╭──

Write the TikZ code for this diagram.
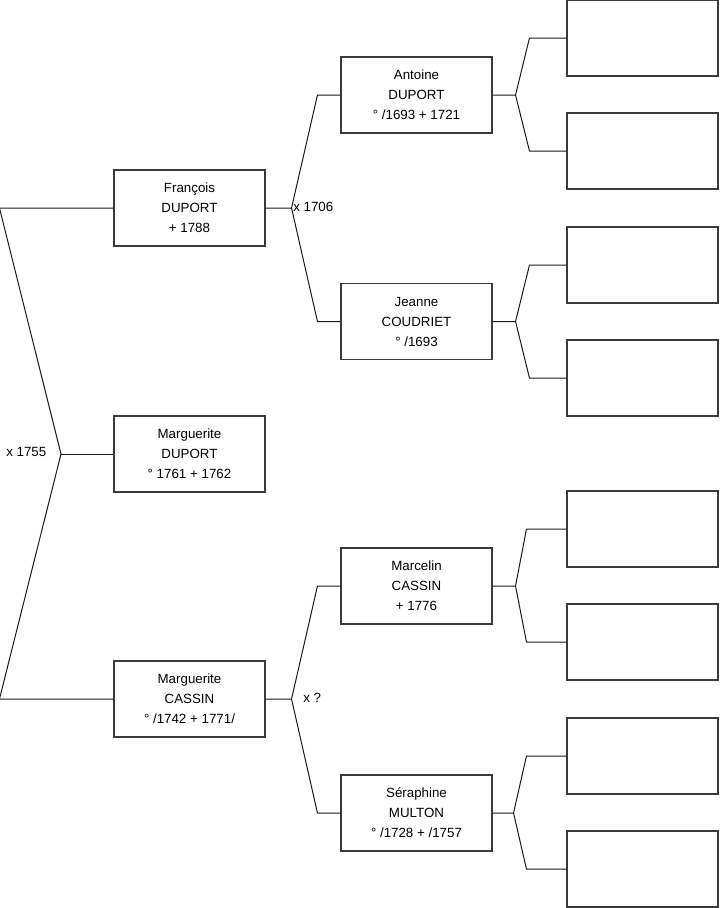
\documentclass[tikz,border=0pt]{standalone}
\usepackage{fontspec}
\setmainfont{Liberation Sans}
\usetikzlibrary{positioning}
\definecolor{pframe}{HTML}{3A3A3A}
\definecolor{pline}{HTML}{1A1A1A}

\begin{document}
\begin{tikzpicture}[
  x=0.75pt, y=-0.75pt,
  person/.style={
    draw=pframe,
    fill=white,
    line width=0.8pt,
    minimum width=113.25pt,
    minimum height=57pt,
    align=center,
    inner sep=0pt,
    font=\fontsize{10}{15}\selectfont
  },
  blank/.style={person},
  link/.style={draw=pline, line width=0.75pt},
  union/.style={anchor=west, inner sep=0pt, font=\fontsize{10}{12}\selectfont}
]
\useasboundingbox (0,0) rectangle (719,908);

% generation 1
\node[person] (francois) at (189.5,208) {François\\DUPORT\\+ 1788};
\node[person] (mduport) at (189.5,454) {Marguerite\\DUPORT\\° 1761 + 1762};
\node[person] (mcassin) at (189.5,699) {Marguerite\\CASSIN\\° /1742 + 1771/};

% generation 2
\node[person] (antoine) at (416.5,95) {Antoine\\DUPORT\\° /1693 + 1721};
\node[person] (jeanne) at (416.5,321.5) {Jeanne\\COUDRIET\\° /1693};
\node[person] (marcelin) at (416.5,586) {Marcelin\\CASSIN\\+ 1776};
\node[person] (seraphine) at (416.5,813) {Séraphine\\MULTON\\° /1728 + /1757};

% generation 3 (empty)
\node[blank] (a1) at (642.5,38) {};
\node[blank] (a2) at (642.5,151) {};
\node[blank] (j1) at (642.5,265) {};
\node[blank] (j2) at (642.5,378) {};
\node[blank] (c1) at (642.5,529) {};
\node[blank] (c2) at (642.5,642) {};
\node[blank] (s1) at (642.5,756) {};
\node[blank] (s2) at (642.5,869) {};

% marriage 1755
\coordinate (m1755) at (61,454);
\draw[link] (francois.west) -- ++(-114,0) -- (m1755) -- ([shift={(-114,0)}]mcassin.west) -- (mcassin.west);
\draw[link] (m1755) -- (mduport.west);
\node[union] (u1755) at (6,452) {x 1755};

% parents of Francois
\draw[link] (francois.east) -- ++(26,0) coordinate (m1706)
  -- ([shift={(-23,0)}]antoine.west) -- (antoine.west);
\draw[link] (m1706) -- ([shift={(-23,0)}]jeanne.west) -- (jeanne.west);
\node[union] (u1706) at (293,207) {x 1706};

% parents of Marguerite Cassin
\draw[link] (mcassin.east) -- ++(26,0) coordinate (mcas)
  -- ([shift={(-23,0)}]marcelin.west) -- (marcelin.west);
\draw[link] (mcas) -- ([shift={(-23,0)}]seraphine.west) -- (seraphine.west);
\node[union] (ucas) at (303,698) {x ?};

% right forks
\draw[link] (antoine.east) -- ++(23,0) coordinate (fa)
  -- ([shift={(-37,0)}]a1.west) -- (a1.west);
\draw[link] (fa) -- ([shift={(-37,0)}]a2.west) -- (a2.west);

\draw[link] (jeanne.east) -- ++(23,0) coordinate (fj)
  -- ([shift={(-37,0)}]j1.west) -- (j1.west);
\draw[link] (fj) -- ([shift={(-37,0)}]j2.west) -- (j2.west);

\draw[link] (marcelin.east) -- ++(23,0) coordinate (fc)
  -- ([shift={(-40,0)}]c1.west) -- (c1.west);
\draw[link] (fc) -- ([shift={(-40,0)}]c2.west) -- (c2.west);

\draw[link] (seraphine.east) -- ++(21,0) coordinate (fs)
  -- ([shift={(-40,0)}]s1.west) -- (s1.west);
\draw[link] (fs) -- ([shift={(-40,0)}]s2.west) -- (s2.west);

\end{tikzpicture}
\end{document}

╰──

Could you repeat all of the material exactly? Pictures should not be copied.

SOLUTION FOR THIS EXERCISE:
Write the TikZ code for this diagram.
\documentclass[tikz,border=0pt]{standalone}
\usepackage{fontspec}
\setmainfont{Liberation Sans}
\usetikzlibrary{positioning}
\definecolor{pframe}{HTML}{3A3A3A}
\definecolor{pline}{HTML}{1A1A1A}

\begin{document}
\begin{tikzpicture}[
  x=0.75pt, y=-0.75pt,
  person/.style={
    draw=pframe,
    fill=white,
    line width=0.8pt,
    minimum width=113.25pt,
    minimum height=57pt,
    align=center,
    inner sep=0pt,
    font=\fontsize{10}{15}\selectfont
  },
  blank/.style={person},
  link/.style={draw=pline, line width=0.75pt},
  union/.style={anchor=west, inner sep=0pt, font=\fontsize{10}{12}\selectfont}
]
\useasboundingbox (0,0) rectangle (719,908);

% generation 1
\node[person] (francois) at (189.5,208) {François\\DUPORT\\+ 1788};
\node[person] (mduport) at (189.5,454) {Marguerite\\DUPORT\\° 1761 + 1762};
\node[person] (mcassin) at (189.5,699) {Marguerite\\CASSIN\\° /1742 + 1771/};

% generation 2
\node[person] (antoine) at (416.5,95) {Antoine\\DUPORT\\° /1693 + 1721};
\node[person] (jeanne) at (416.5,321.5) {Jeanne\\COUDRIET\\° /1693};
\node[person] (marcelin) at (416.5,586) {Marcelin\\CASSIN\\+ 1776};
\node[person] (seraphine) at (416.5,813) {Séraphine\\MULTON\\° /1728 + /1757};

% generation 3 (empty)
\node[blank] (a1) at (642.5,38) {};
\node[blank] (a2) at (642.5,151) {};
\node[blank] (j1) at (642.5,265) {};
\node[blank] (j2) at (642.5,378) {};
\node[blank] (c1) at (642.5,529) {};
\node[blank] (c2) at (642.5,642) {};
\node[blank] (s1) at (642.5,756) {};
\node[blank] (s2) at (642.5,869) {};

% marriage 1755
\coordinate (m1755) at (61,454);
\draw[link] (francois.west) -- ++(-114,0) -- (m1755) -- ([shift={(-114,0)}]mcassin.west) -- (mcassin.west);
\draw[link] (m1755) -- (mduport.west);
\node[union] (u1755) at (6,452) {x 1755};

% parents of Francois
\draw[link] (francois.east) -- ++(26,0) coordinate (m1706)
  -- ([shift={(-23,0)}]antoine.west) -- (antoine.west);
\draw[link] (m1706) -- ([shift={(-23,0)}]jeanne.west) -- (jeanne.west);
\node[union] (u1706) at (293,207) {x 1706};

% parents of Marguerite Cassin
\draw[link] (mcassin.east) -- ++(26,0) coordinate (mcas)
  -- ([shift={(-23,0)}]marcelin.west) -- (marcelin.west);
\draw[link] (mcas) -- ([shift={(-23,0)}]seraphine.west) -- (seraphine.west);
\node[union] (ucas) at (303,698) {x ?};

% right forks
\draw[link] (antoine.east) -- ++(23,0) coordinate (fa)
  -- ([shift={(-37,0)}]a1.west) -- (a1.west);
\draw[link] (fa) -- ([shift={(-37,0)}]a2.west) -- (a2.west);

\draw[link] (jeanne.east) -- ++(23,0) coordinate (fj)
  -- ([shift={(-37,0)}]j1.west) -- (j1.west);
\draw[link] (fj) -- ([shift={(-37,0)}]j2.west) -- (j2.west);

\draw[link] (marcelin.east) -- ++(23,0) coordinate (fc)
  -- ([shift={(-40,0)}]c1.west) -- (c1.west);
\draw[link] (fc) -- ([shift={(-40,0)}]c2.west) -- (c2.west);

\draw[link] (seraphine.east) -- ++(21,0) coordinate (fs)
  -- ([shift={(-40,0)}]s1.west) -- (s1.west);
\draw[link] (fs) -- ([shift={(-40,0)}]s2.west) -- (s2.west);

\end{tikzpicture}
\end{document}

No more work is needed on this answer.